For extraction, Airbyte provides the largest pre-built connector set in the industry and should cover most if not all your use cases.
Strategy 3: Calculating Total Cost of Ownership Calculate the Total Cost of Ownership of your current data stack. This includes all the tools, equipment, resources, etc. Thinking of it from a business perspective, you are trying to weigh the benefits and value of having a data engineering team versus the cost for building and maintaining the team.
If you are a technical manager or leader, this is important because this is how the executive branch and the people funding your initiatives think about the business. The tricky part here is defining the benefits of running a proper data engineering team. Oftentimes, with proper analytics setup, companies can offer new products or services, avoid costly mistakes, etc. Do your best to try and find value or past use cases where having the data team proved to be beneficial.
The cost piece of the equation should be more straightforward though sometimes difficult to drill across what is CAPEX vs OPEX. If your own internal ROI calculation doesn’t look positive, this is a sign that you need to adopt new strategies and focus your results on the highest impact initiatives.
All data engineering work starts with Extraction, and ends with a curated dataset that is used for various reasons.
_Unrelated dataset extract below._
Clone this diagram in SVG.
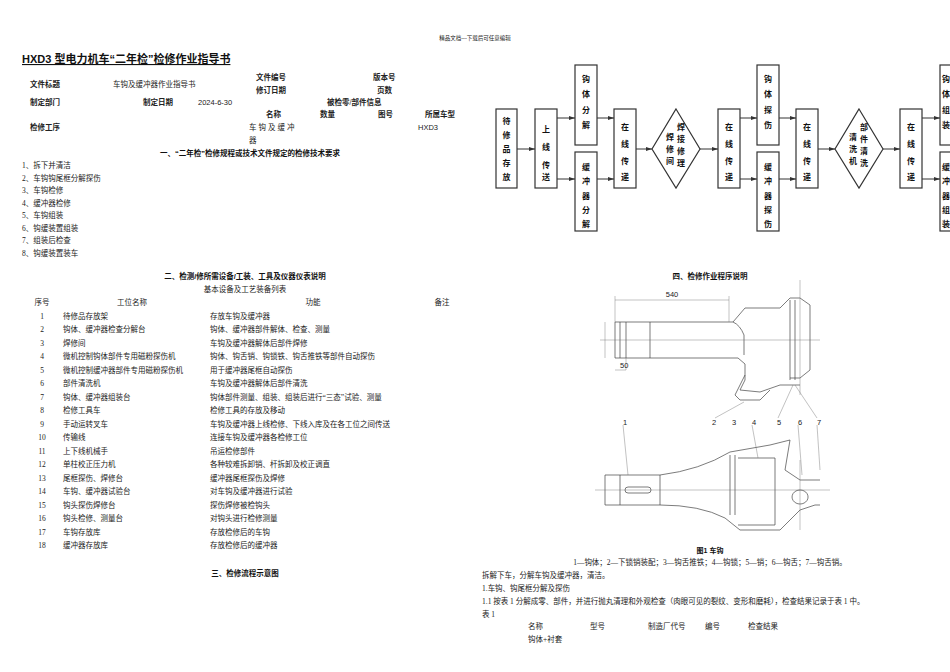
<svg xmlns="http://www.w3.org/2000/svg" width="950" height="672" viewBox="0 0 950 672">
<style>
text{font-family:"Liberation Serif","Noto Sans CJK SC",serif;font-size:7.5px;fill:#222}
.b{font-family:"Liberation Sans","Noto Sans CJK SC",sans-serif;font-weight:bold;fill:#111}
.s{font-family:"Liberation Sans","Noto Sans CJK SC",sans-serif}
.c{text-anchor:middle}
.bx{fill:#fff;stroke:#333;stroke-width:1.2}
.fl{font-family:"Noto Sans CJK SC",sans-serif;font-weight:bold;font-size:8px;fill:#111;text-anchor:middle}
.ln{stroke:#333;stroke-width:1;fill:none}
.dr{stroke:#444;stroke-width:0.7;fill:none}
.th{stroke:#666;stroke-width:0.4;fill:none}
</style>
<defs><marker id="ar" markerWidth="6" markerHeight="4" refX="6" refY="2" orient="auto"><path d="M0,0L6,2L0,4z" fill="#333"/></marker></defs>
<rect width="950" height="672" fill="#fff"/>
<text x="475" y="40" class="c" style="font-size:5.5px">精品文档---下载后可任意编辑</text>
<text x="22" y="63" class="b" style="font-size:11px;text-decoration:underline">HXD3 型电力机车“二年检”检修作业指导书</text>
<g class="b">
<text x="30" y="87">文件标题</text><text x="256" y="80">文件编号</text><text x="373" y="80">版本号</text>
<text x="256" y="93">修订日期</text><text x="377" y="93">页数</text>
<text x="30" y="105">制定部门</text><text x="143" y="105">制定日期</text><text x="327" y="105">被检零/部件信息</text>
<text x="266" y="117">名称</text><text x="320" y="117">数量</text><text x="378" y="117">图号</text><text x="425" y="117">所属车型</text>
<text x="30" y="130">检修工序</text>
</g>
<text x="113" y="87">车钩及缓冲器作业指导书</text>
<text x="198" y="105" class="s">2024-6-30</text>
<text x="249" y="130" style="letter-spacing:2px">车钩及缓冲</text><text x="249" y="143">器</text>
<text x="418" y="130" class="s">HXD3</text>
<text x="250" y="156" class="b c">一、“二年检”检修规程或技术文件规定的检修技术要求</text>
<g>
<text x="22" y="168">1、拆下并清洁</text><text x="22" y="181">2、车钩钩尾框分解探伤</text><text x="22" y="193">3、车钩检修</text><text x="22" y="206">4、缓冲器检修</text><text x="22" y="218">5、车钩组装</text><text x="22" y="231">6、钩缓装置组装</text><text x="22" y="243">7、组装后检查</text><text x="22" y="256">8、钩缓装置装车</text>
</g>
<text x="245" y="279" class="b c">二、检测/修所需设备/工装、工具及仪器仪表说明</text>
<text x="245" y="292" class="c">基本设备及工艺装备列表</text>
<text x="42" y="305" class="c">序号</text><text x="132" y="305" class="c">工位名称</text><text x="313" y="305" class="c">功能</text><text x="442" y="305" class="c">备注</text>
<g id="table">
<text x="42" y="319" class="c">1</text><text x="63" y="319">待修品存放架</text><text x="210" y="319">存放车钩及缓冲器</text>
<text x="42" y="332" class="c">2</text><text x="63" y="332">钩体、缓冲器检查分解台</text><text x="210" y="332">钩体、缓冲器部件解体、检查、测量</text>
<text x="42" y="346" class="c">3</text><text x="63" y="346">焊修间</text><text x="210" y="346">车钩及缓冲器解体后部件焊修</text>
<text x="42" y="359" class="c">4</text><text x="63" y="359">微机控制钩体部件专用磁粉探伤机</text><text x="210" y="359">钩体、钩舌销、钩锁铁、钩舌推铁等部件自动探伤</text>
<text x="42" y="373" class="c">5</text><text x="63" y="373">微机控制缓冲器部件专用磁粉探伤机</text><text x="210" y="373">用于缓冲器尾框自动探伤</text>
<text x="42" y="386" class="c">6</text><text x="63" y="386">部件清洗机</text><text x="210" y="386">车钩及缓冲器解体后部件清洗</text>
<text x="42" y="400" class="c">7</text><text x="63" y="400">钩体、缓冲器组装台</text><text x="210" y="400">钩体部件测量、组装、组装后进行“三态”试验、测量</text>
<text x="42" y="413" class="c">8</text><text x="63" y="413">检修工具车</text><text x="210" y="413">检修工具的存放及移动</text>
<text x="42" y="427" class="c">9</text><text x="63" y="427">手动运转叉车</text><text x="210" y="427">车钩及缓冲器上线检修、下线入库及在各工位之间传送</text>
<text x="42" y="440" class="c">10</text><text x="63" y="440">传输线</text><text x="210" y="440">连接车钩及缓冲器各检修工位</text>
<text x="42" y="454" class="c">11</text><text x="63" y="454">上下线机械手</text><text x="210" y="454">吊运检修部件</text>
<text x="42" y="467" class="c">12</text><text x="63" y="467">单柱校正压力机</text><text x="210" y="467">各种较难拆卸销、杆拆卸及校正调直</text>
<text x="42" y="481" class="c">13</text><text x="63" y="481">尾框探伤、焊修台</text><text x="210" y="481">缓冲器尾框探伤及焊修</text>
<text x="42" y="494" class="c">14</text><text x="63" y="494">车钩、缓冲器试验台</text><text x="210" y="494">对车钩及缓冲器进行试验</text>
<text x="42" y="508" class="c">15</text><text x="63" y="508">钩头探伤焊修台</text><text x="210" y="508">探伤焊修被检钩头</text>
<text x="42" y="521" class="c">16</text><text x="63" y="521">钩头检修、测量台</text><text x="210" y="521">对钩头进行检修测量</text>
<text x="42" y="535" class="c">17</text><text x="63" y="535">车钩存放库</text><text x="210" y="535">存放检修后的车钩</text>
<text x="42" y="548" class="c">18</text><text x="63" y="548">缓冲器存放库</text><text x="210" y="548">存放检修后的缓冲器</text>
</g>
<text x="245" y="576" class="b c">三、检修流程示意图</text>
<g id="connectors">
<path class="ln" marker-end="url(#ar)" d="M517,149H535"/>
<path class="ln" marker-end="url(#ar)" d="M557,118H575"/><path class="ln" marker-end="url(#ar)" d="M557,179H575"/>
<path class="ln" marker-end="url(#ar)" d="M597,118H614"/><path class="ln" marker-end="url(#ar)" d="M597,179H614"/>
<path class="ln" marker-end="url(#ar)" d="M636,149H652"/><path class="ln" marker-end="url(#ar)" d="M700,149H718"/>
<path class="ln" marker-end="url(#ar)" d="M740,118H757"/><path class="ln" marker-end="url(#ar)" d="M740,179H757"/>
<path class="ln" marker-end="url(#ar)" d="M779,118H796"/><path class="ln" marker-end="url(#ar)" d="M779,179H796"/>
<path class="ln" marker-end="url(#ar)" d="M818,149H835"/><path class="ln" marker-end="url(#ar)" d="M883,149H900"/>
<path class="ln" marker-end="url(#ar)" d="M922,118H940"/><path class="ln" marker-end="url(#ar)" d="M922,179H940"/>
</g>
<g id="n1"><rect class="bx" x="496" y="109" width="21" height="79"/><text class="fl"><tspan x="506.5" y="124">待</tspan><tspan x="506.5" y="138">修</tspan><tspan x="506.5" y="152">品</tspan><tspan x="506.5" y="166">存</tspan><tspan x="506.5" y="180">放</tspan></text></g>
<g id="n2"><rect class="bx" x="535" y="109" width="22" height="79"/><text class="fl"><tspan x="546" y="132">上</tspan><tspan x="546" y="150">线</tspan><tspan x="546" y="168">传</tspan><tspan x="546" y="180">送</tspan></text></g>
<g id="n3"><rect class="bx" x="575" y="65" width="22" height="80"/><text class="fl"><tspan x="586" y="82">钩</tspan><tspan x="586" y="97">体</tspan><tspan x="586" y="113">分</tspan><tspan x="586" y="128">解</tspan></text></g>
<g id="n4"><rect class="bx" x="575" y="152" width="22" height="79"/><text class="fl"><tspan x="586" y="170">缓</tspan><tspan x="586" y="184">冲</tspan><tspan x="586" y="199">器</tspan><tspan x="586" y="213">分</tspan><tspan x="586" y="227">解</tspan></text></g>
<g id="n5"><rect class="bx" x="614" y="109" width="22" height="79"/><text class="fl"><tspan x="625" y="130">在</tspan><tspan x="625" y="147">线</tspan><tspan x="625" y="164">传</tspan><tspan x="625" y="180">递</tspan></text></g>
<g id="n6"><path class="bx" d="M676,109L700,149L676,188L652,149z"/><text class="fl"><tspan x="681" y="130">焊</tspan><tspan x="681" y="142">接</tspan><tspan x="681" y="154">修</tspan><tspan x="681" y="166">理</tspan><tspan x="670" y="140">焊</tspan><tspan x="670" y="152">修</tspan><tspan x="670" y="164">间</tspan></text></g>
<g id="n7"><rect class="bx" x="718" y="109" width="22" height="79"/><text class="fl"><tspan x="729" y="130">在</tspan><tspan x="729" y="147">线</tspan><tspan x="729" y="164">传</tspan><tspan x="729" y="180">递</tspan></text></g>
<g id="n8"><rect class="bx" x="757" y="65" width="22" height="80"/><text class="fl"><tspan x="768" y="82">钩</tspan><tspan x="768" y="97">体</tspan><tspan x="768" y="113">探</tspan><tspan x="768" y="128">伤</tspan></text></g>
<g id="n9"><rect class="bx" x="757" y="152" width="22" height="79"/><text class="fl"><tspan x="768" y="170">缓</tspan><tspan x="768" y="184">冲</tspan><tspan x="768" y="199">器</tspan><tspan x="768" y="213">探</tspan><tspan x="768" y="227">伤</tspan></text></g>
<g id="n10"><rect class="bx" x="796" y="109" width="22" height="79"/><text class="fl"><tspan x="807" y="130">在</tspan><tspan x="807" y="147">线</tspan><tspan x="807" y="164">传</tspan><tspan x="807" y="180">递</tspan></text></g>
<g id="n11"><path class="bx" d="M859,109L883,149L859,188L835,149z"/><text class="fl"><tspan x="864" y="130">部</tspan><tspan x="864" y="142">件</tspan><tspan x="864" y="154">清</tspan><tspan x="864" y="166">洗</tspan><tspan x="853" y="140">清</tspan><tspan x="853" y="152">洗</tspan><tspan x="853" y="164">机</tspan></text></g>
<g id="n12"><rect class="bx" x="900" y="109" width="22" height="79"/><text class="fl"><tspan x="911" y="130">在</tspan><tspan x="911" y="147">线</tspan><tspan x="911" y="164">传</tspan><tspan x="911" y="180">递</tspan></text></g>
<g id="n13"><rect class="bx" x="940" y="65" width="22" height="80"/><text class="fl"><tspan x="946" y="82">钩</tspan><tspan x="946" y="97">体</tspan><tspan x="946" y="113">组</tspan><tspan x="946" y="128">装</tspan></text></g>
<g id="n14"><rect class="bx" x="940" y="152" width="22" height="79"/><text class="fl"><tspan x="946" y="170">缓</tspan><tspan x="946" y="184">冲</tspan><tspan x="946" y="199">器</tspan><tspan x="946" y="213">组</tspan><tspan x="946" y="227">装</tspan></text></g>
<text x="710" y="279" class="b c">四、检修作业程序说明</text>
<g id="drawing">
<path class="dr" d="M615,322H733L745,308H780L790,298H800L810,305V370L800,378H790"/>
<path class="dr" d="M615,358H738L745,364V380L740,390L760,392L780,385H800"/>
<path class="dr" d="M615,322V358M620,322V358M626,322V358M650,322V358"/>
<path class="dr" d="M733,322Q740,325 744,335V355"/>
<path class="dr" d="M790,300V380M795,300V380"/>
<path class="dr" d="M745,375L735,395L740,400L760,400L770,390"/>
<path class="th" d="M615,300H729M615,296V322M729,296V322M600,340H820M605,322V358M626,358V370M615,370H626M800,280V395"/>
<path class="th" d="M744,402L715,418M793,385L778,418M795,385L817,418"/>
<path class="dr" d="M605,475H660Q700,470 730,452L770,445L790,440L785,470L800,480H820"/>
<path class="dr" d="M605,505H660Q700,505 725,518L740,530H780L790,520L800,510L815,505H820"/>
<path class="dr" d="M605,475V505M620,475V505M660,475V505"/>
<path class="dr" d="M730,455V515M735,455V515M738,458H775V525H738"/>
<path class="dr" d="M800,490a8,7 0 1,0 0.1,0"/>
<path class="dr" d="M628,487h20a3,3 0 0,1 0,6h-20a3,3 0 0,1 0,-6"/>
<path class="th" d="M595,490H830M800,460V530M623,425L628,475M752,425L758,458M798,425L802,475M817,425L820,470"/>
</g>
<g style="font-size:5px">
<text x="672" y="297" class="c s">540</text><text x="620" y="368" class="s">50</text>
<text x="623" y="425" class="s">1</text><text x="712" y="425" class="s">2</text><text x="732" y="425" class="s">3</text><text x="752" y="425" class="s">4</text><text x="777" y="425" class="s">5</text><text x="798" y="425" class="s">6</text><text x="817" y="425" class="s">7</text>
</g>
<text x="710" y="553" class="b c" style="font-size:7px">图1 车钩</text>
<text x="710" y="565" class="c">1—钩体；2—下锁销装配；3—钩舌推铁；4—钩锁；5—销；6—钩舌；7—钩舌销。</text>
<text x="482" y="578">拆解下车，分解车钩及缓冲器，清洁。</text>
<text x="482" y="591">1.车钩、钩尾框分解及探伤</text>
<text x="482" y="604">1.1 按表 1 分解成零、部件，并进行抛丸清理和外观检查（肉眼可见的裂纹、变形和磨耗），检查结果记录于表 1 中。</text>
<text x="482" y="617">表 1</text>
<text x="528" y="629">名称</text><text x="590" y="629">型号</text><text x="648" y="629">制造厂代号</text><text x="705" y="629">编号</text><text x="748" y="629">检查结果</text>
<text x="528" y="642">钩体+衬套</text>
</svg>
Moving towards industry leading architectures like the lakehouse or medallion architecture help to separate concerns and cost between compute and storage, and really leverage the scalability of the cloud.
Tools like Airbyte plug in perfectly with this type of architecture, and, very importantly, are vendor agnostic, meaning that they are not locked into a specific cloud vendor and you can even run workloads on-premises as required.
Conclusion Hopefully you have found this article beneficial for how to think about narrowing down and focusing on data engineering challenges. Thanks to tools like Airbyte, you can make data Extraction as seamless as turning on the lights, freeing up valuable time and efforts for your advanced analytics resources to develop models that will help take advantage of the recent wave in Artificial Intelligence.